My friend and I managed to club together enough change and buy some reduced-price prawn sandwiches. We could only pray that the prawns weren’t so old that we would be the next culprit of my run of bad luck and soon be doubled over and squitty as we sat in the remaining traffic jam. We finally got to my parent’s house around 8:30pm. It was freezing cold and dark and my friend and I were completely exhausted. My poor parents who had been all snug in the house, came out to help unload the van, and between us, we managed to get everything into the summerhouse… and the garage. I had been storing my things in my parent’s summerhouse for the last year. It wasn’t supposed to have been that long, the plan was for me to find a new home after a few months and move out, but I had changed plans halfway through the year and so needed to keep all my things at their house for a bit longer. With the addition of these last final bits of furniture, I had outgrown the summerhouse and was now entering into a completely prohibited area of my parent’s property... the garage. My father’s man-cave, his sacred space, his workshop, his escape. It was now the new home of my sofa bed and my chest of drawers. Eeek, sorry Daddy.
10. My eye
The following day, after a fitful sleep, I drove up to London again. I had been having a few problems with itchy eyes, blurry eyes and generally a bit crap eyes so I had to go to Moorfield’s Eye Hospital to see the specialist. After a few minutes, some tests, photographs and an exam, the specialist told me I had over-enthusiastic sebaceous eye glands, that were blocking my tear ducts, and that I would have to milk them. Excuse me? Yes, milk them. I don’t know how this happened or how long it’s been going on but I have never had a more extraordinary 10 minutes. Watching this very important man demonstrate eye milking will remain with me for the rest of my days. It seems improbable too, in this particularly awful annus horribilis (that is not a rude bottom ailment for those that don’t know Latin, by the way), I have cried a lot. My tear ducts seem to be in perfect working order but hey, who am I to question a specialist!

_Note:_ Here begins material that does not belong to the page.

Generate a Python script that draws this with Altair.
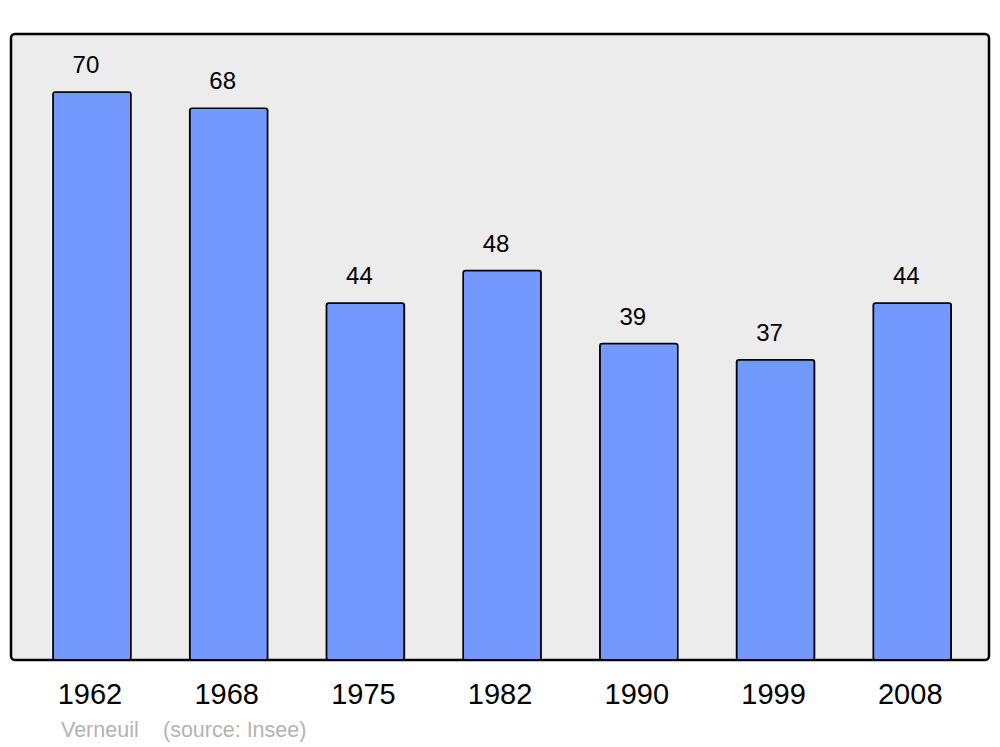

I am hoping that this is it. Ten things in ten days must be pushing the boundaries of bad luck for one person surely? But to be on the safe side, if anyone has a spare rabbit’s foot, a four-leaf clover or a horseshoe, then please send them my way. I’m easy to find, just follow the trail of disasters and you will discover me locked in a padded room until the God’s of doom decide to pick on someone else!